Some of the TARP awards seem outlandish. Linus Wilson, an assistant professor
of finance at the University of Louisiana, points out that CIT Group's
preferred stock was yielding an astronomical 20% before it received a TARP
investment intended for healthy banks. The regulators demanded dividends on the
TARP money of just 5%. Wilson says that regulators should have been able to
determine in five minutes that this return was far too low to compensate
taxpayers for the risk.

No surprise then that regulators recently determined that $5.1 billion in
TARP funds are not in healthy banks but rather in banks that have failed or,
may soon fail.

As for legislation, be assured it will toughen oversight, increase capital
requirements and enhance consumer protection. Profits will shrink. The universe
of financial institutions will contract. Here's hoping that you are better than
regulators at picking winners from losers.

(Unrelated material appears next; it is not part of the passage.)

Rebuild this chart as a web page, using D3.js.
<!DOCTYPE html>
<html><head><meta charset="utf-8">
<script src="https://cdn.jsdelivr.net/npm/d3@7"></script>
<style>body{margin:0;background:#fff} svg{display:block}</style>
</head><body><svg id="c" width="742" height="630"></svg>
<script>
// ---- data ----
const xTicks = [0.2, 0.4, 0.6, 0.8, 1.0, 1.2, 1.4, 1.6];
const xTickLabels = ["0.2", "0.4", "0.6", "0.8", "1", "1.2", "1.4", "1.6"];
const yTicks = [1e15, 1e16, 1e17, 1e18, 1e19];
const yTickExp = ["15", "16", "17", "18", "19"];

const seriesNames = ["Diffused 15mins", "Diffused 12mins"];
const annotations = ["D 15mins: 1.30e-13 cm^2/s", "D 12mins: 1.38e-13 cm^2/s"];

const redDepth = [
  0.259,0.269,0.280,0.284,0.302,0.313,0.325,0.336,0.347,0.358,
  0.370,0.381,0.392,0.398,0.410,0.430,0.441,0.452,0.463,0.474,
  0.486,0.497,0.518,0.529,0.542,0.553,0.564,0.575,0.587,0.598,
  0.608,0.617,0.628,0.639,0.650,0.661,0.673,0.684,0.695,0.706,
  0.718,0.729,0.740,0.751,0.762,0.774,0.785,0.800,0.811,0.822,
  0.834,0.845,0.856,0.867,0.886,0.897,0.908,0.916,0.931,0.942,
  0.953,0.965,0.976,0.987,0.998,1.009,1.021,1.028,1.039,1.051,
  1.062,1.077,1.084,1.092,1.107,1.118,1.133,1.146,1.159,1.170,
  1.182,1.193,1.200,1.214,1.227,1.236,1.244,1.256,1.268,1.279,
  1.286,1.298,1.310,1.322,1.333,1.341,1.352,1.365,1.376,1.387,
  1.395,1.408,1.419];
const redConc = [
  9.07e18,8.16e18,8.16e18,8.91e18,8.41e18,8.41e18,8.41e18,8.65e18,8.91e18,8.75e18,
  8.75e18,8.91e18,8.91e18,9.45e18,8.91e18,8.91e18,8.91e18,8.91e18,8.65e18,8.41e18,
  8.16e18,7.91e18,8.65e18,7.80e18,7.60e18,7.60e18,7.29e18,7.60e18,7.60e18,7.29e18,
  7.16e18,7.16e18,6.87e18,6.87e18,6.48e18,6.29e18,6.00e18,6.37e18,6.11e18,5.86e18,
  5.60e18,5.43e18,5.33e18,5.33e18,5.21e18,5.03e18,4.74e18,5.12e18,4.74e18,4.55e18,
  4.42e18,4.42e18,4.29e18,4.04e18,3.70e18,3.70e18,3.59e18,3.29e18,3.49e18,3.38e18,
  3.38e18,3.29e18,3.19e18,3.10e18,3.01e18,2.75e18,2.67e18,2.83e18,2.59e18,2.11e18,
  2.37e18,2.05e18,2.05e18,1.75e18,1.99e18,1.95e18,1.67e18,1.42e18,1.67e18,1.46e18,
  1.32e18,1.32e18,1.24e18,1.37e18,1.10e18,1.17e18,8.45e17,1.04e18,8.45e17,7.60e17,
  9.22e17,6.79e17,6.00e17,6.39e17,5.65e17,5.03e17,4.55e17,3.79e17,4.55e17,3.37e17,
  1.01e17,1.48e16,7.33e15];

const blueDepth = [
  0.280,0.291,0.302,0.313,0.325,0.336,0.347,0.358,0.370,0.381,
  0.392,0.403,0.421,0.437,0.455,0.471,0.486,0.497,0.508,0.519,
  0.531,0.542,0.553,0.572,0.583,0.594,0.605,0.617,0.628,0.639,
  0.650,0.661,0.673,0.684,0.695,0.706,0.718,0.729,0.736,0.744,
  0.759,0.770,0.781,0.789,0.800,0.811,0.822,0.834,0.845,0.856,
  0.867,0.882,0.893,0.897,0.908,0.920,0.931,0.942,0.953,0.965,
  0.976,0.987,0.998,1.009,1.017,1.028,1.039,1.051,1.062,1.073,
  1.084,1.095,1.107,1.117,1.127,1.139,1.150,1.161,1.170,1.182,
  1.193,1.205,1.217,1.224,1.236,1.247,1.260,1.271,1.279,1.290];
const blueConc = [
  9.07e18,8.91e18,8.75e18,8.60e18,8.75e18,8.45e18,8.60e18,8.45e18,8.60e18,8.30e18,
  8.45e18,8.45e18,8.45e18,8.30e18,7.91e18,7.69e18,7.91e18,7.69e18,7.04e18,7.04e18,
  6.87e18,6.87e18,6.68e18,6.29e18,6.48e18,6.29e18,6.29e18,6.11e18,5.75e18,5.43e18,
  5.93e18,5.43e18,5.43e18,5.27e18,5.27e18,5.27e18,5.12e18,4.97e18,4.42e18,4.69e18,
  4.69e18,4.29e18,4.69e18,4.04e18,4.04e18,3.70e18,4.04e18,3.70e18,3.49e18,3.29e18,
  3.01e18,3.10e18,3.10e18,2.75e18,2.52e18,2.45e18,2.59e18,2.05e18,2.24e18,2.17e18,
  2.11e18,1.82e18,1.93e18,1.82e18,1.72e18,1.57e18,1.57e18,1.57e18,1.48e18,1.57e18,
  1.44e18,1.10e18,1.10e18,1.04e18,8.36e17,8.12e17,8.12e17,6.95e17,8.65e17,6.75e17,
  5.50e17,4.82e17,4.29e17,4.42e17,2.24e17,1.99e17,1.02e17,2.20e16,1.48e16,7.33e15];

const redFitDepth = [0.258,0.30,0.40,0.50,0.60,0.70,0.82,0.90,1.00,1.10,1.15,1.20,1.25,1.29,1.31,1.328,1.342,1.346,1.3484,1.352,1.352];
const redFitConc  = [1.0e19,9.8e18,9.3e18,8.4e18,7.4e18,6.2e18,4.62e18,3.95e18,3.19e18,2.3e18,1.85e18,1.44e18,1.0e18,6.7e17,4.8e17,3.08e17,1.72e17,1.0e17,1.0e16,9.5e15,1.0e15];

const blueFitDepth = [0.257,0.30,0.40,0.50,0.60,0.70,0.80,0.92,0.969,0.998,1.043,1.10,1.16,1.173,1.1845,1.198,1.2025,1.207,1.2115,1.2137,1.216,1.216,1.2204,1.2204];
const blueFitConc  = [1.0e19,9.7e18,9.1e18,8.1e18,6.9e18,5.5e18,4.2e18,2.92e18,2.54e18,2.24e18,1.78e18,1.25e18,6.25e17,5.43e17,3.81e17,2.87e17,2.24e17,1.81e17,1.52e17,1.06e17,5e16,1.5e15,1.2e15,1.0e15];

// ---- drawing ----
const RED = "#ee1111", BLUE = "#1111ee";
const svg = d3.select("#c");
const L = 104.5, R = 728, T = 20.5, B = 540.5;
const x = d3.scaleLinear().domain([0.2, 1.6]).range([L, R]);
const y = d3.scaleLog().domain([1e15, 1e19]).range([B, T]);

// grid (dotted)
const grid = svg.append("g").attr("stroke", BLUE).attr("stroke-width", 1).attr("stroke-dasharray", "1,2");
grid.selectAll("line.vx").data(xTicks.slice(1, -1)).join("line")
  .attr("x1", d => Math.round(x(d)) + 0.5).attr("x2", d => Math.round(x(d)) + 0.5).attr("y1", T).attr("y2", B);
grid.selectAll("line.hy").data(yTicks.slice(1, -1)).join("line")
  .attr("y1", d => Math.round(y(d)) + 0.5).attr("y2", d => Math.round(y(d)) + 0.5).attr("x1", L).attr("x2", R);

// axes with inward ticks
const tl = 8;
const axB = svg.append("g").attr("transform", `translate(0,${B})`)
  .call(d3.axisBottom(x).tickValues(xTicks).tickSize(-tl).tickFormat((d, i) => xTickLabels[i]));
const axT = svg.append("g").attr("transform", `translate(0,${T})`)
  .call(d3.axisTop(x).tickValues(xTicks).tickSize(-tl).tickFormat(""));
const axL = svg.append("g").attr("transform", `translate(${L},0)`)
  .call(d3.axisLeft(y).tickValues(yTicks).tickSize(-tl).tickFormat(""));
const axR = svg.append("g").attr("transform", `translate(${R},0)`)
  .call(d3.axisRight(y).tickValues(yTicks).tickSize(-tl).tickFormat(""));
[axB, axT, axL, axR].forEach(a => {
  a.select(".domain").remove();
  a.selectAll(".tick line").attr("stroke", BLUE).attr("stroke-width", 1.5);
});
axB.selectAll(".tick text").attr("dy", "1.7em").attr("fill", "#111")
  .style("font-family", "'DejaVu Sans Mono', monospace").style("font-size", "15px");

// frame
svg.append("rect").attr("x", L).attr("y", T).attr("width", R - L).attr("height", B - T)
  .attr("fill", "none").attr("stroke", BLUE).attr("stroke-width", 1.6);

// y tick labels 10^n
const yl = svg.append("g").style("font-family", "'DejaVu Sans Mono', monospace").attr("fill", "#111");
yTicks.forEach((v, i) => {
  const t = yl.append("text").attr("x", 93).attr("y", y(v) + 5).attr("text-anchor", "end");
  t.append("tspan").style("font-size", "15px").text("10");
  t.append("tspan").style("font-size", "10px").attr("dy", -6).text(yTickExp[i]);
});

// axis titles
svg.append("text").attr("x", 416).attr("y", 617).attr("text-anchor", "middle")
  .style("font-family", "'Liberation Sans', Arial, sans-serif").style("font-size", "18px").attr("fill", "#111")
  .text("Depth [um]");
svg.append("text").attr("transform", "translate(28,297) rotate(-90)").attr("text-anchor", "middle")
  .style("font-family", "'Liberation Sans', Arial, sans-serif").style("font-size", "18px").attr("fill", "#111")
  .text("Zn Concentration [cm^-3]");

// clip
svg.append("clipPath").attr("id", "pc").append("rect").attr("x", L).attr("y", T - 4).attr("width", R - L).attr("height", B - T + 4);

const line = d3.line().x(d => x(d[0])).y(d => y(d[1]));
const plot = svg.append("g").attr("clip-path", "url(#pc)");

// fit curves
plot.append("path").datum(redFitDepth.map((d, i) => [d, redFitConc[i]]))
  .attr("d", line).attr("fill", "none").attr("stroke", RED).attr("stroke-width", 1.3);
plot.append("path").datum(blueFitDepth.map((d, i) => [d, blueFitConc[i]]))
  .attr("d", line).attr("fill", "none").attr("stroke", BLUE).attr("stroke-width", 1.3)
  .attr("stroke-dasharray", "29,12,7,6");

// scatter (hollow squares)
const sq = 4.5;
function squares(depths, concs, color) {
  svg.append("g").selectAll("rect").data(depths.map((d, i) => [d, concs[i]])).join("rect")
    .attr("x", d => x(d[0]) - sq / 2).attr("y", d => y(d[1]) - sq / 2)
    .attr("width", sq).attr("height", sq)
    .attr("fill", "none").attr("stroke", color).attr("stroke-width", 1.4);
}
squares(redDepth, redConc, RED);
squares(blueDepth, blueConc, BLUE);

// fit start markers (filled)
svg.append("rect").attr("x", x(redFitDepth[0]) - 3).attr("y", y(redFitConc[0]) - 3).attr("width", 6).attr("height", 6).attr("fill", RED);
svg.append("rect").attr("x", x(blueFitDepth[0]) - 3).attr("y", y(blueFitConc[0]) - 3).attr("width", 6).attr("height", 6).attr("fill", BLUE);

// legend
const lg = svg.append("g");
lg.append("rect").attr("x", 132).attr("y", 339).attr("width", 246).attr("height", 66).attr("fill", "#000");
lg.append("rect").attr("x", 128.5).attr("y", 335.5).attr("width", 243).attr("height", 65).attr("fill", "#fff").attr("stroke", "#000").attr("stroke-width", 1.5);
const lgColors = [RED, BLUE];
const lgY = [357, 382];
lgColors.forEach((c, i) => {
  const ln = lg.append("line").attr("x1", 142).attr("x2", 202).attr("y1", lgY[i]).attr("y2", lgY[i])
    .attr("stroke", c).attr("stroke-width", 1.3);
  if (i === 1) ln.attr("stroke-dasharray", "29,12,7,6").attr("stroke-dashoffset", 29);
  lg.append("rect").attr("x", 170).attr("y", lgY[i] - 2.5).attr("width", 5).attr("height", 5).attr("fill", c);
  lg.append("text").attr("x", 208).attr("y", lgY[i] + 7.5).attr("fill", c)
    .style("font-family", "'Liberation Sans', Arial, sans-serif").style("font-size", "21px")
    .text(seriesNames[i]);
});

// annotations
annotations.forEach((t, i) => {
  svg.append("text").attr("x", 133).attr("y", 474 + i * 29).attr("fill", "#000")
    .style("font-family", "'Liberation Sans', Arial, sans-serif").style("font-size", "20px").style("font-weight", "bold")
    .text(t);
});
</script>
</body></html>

To: GROUND ZERO™ who wrote (91668)11/28/2009 7:20:09 AM
From: fred woodall1 Recommendation  Read Replies (1) | Respond to of 94695
 
I’m willing to pay to play in the fin. sector.

Very good chance we will see GS and the puppet machine masters go on a cheer leading binge next week. They will invent new fashionable buzz words since green shoots, new economy, long term investor, etc. have worn out their welcome. CNBC will be repeating the word, “recovery” so many times every hour one would think they are being paid to do so.

Or we could just continue to grind upward with watered down estimates, delusional forecasting, raping our currency along with plenty of holiday fluff as the consumer is back with their credit cards buying low quality crap from China.

Those interested in entertainment television, Dec. 3rd as Twiddle Dee Beranke is scheduled to don his martyr’s mask and listen stoically as a pack of senators hold an obligatory hearing to decide on his fitness for a second term as Fed chairman. Americans should be taking notes.